# How does a NOT gate bypass the output?

I have found the basic tutorials on gates and the way they work.

However, I'm not understanding conceptually how a NOT gate, when activated, bypasses the output.

Circuit as follows:

simulate this circuit – Schematic created using CircuitLab

When switch goes on, LED goes off - SIMPLE & Useful.

But, how does this happen?

Why doesn't ANYTHING go through the LED?
Is this because it's a diode?
.. Is the voltage drop across the transistor too much for the LED to be lit up?

What if it was a speaker?
.. Would it emit a very small/quiet noise even while the switch is on?

I can't find a tutorial, or reference online that explains this to me.

Resources or assistance would be greatly appreciated.

• Edit your question, and click on the schematic button. Commented Feb 15, 2014 at 3:45

Use the schematic tool to draw your circuits.

The output voltage level is taken as shown in the above image. As you can see, when the base of the transistor is low (0V), the NPN device is not conducting and is high-Z (en open circuit). At this point, Rc acts like a pull-up resistor and for a logic low input, the output is logic high.

When the transistor is turned on by an appropriate input voltage at the base, the transistor conducts heavily and essentially shorts to ground. I am not sure on the exact values to expect, but I want to say that Vce(sat) is approximately 0.2V or so which is clearly a logic low.

Also, to answer your other questions, current does flow through the LED (which is a diode like you suggest), however such current is on the order of micro amps or smaller. As suggested in the comments below, voltage seen at the collector of the transistor (VceSat) is far less than the cut-in voltage of the LED.

Consider this plot of the forward and reverse characteristics of a diode.

Despite the forward voltage being a bit higher with an LED, the concept still applies. Significant current conduction is required for the LED to emit light. However, such conduction only occurs when sufficient biasing of the device is realized. Given the design you presented in your post, approximately 200mV will be seen across the LED, which is about a tenth of the necessary voltage to force an LED to conduct current (Vf varies by color and other factors).

• And the final step is that Vce(sat) is lower than the forward voltage of the LED, which means that the current flows through the transistor instead. Commented Feb 15, 2014 at 4:18
• Yes, that would be the final statement to make. I did not realize the OP had the LED configured as shown in the added diagram.
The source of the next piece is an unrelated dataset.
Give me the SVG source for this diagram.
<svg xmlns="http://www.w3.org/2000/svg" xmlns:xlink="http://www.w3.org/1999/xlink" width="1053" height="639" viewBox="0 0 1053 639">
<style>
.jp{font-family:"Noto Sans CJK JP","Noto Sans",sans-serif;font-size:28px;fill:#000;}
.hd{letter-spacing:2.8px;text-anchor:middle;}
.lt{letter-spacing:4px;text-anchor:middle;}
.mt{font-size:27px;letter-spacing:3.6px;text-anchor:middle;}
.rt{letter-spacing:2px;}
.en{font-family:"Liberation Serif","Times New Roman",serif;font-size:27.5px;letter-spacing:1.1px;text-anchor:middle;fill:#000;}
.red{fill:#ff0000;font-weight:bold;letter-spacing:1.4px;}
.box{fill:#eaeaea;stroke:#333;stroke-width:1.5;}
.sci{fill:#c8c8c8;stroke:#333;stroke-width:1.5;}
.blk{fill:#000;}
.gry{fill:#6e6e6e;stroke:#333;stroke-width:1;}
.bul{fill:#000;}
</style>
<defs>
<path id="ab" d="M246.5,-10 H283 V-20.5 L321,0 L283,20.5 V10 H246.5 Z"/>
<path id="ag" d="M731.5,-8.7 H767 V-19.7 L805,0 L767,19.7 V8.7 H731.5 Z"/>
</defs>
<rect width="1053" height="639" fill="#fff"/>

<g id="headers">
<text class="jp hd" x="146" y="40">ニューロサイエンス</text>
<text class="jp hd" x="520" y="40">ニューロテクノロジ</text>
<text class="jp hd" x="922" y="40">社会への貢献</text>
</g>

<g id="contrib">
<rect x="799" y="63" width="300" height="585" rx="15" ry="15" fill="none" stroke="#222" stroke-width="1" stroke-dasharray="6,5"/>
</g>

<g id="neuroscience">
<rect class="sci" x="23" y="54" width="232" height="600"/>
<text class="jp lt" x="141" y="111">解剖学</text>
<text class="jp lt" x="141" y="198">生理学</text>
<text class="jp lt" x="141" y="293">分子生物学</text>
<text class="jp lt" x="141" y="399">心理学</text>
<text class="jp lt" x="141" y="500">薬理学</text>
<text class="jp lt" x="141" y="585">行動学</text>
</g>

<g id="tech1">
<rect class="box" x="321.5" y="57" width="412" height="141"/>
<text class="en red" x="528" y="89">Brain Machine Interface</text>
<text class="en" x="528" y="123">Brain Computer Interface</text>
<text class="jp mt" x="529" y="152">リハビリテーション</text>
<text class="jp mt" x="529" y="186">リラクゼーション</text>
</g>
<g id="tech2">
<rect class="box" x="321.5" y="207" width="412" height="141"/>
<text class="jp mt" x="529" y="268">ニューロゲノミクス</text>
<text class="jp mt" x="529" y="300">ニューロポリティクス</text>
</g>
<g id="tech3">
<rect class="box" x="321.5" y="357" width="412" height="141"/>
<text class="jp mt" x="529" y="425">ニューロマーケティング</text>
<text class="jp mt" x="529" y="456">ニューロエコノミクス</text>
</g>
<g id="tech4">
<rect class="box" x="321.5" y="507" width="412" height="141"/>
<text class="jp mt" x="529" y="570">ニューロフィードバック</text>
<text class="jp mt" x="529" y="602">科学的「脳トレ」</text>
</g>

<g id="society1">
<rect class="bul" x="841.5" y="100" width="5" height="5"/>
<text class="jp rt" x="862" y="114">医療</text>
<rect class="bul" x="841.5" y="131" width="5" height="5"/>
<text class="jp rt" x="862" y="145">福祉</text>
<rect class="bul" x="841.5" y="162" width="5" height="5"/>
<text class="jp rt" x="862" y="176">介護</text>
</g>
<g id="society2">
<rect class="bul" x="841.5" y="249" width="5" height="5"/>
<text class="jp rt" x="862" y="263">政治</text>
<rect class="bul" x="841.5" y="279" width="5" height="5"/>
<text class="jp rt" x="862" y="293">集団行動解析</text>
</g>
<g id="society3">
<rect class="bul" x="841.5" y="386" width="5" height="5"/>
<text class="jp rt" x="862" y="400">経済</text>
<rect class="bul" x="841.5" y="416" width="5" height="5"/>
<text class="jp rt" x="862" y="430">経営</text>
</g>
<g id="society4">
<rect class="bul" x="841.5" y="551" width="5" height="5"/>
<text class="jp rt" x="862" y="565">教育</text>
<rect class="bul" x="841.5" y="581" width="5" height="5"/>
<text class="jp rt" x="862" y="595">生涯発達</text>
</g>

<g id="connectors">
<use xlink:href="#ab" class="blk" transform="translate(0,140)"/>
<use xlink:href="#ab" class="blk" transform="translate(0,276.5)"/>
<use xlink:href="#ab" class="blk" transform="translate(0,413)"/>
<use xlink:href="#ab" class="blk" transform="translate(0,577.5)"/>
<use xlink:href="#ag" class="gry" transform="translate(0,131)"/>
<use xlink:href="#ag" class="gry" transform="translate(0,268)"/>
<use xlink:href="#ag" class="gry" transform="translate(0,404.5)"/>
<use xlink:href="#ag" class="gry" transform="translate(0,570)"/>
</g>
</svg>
Commented Feb 15, 2014 at 4:25
• Ok, I think I got this. Thanks for the explanations there. Switch on - means: Transistor 'on'. Transistor has a low resistance, and high conductance (Relative to the LED). So there may be a current & voltage going to the LED, but it is simply too low. I'll get myself a multimeter and get some measurements going. Commented Feb 15, 2014 at 4:32
• Actually, the transistor will conduct current and force the voltage at its collector to be approximately 200mV. This voltage is less than the cut-in forward voltage of the LED. Thus, the LED does not conduct significant current and does not turn on. Check out the newly added i-v plot of a diode. Broadly speaking, the LED will not conduct enough current to emit light until sufficient biasing voltage is produced at its terminals - which might be approx. 2V or so for a red LED. Commented Feb 15, 2014 at 4:35
• Ideally, yes. However, the transistor device is not ideal. The actual model might look something like this: imgur.com/0Q1Lcnv Commented Feb 15, 2014 at 7:32

The LED does not glow because since the emitter is grounded and the collector to Vcc resistance is high (1kohm), the transistor will happily drop off the entire 6V (or almost) across the 1k resistor. hence the collector terminal is going to be at near zero voltages and since the LED is connected in parallel to the collector-earth junction, the voltage across the LED is going to be the same. Thus anything less than 0.7V, the LED wont glow.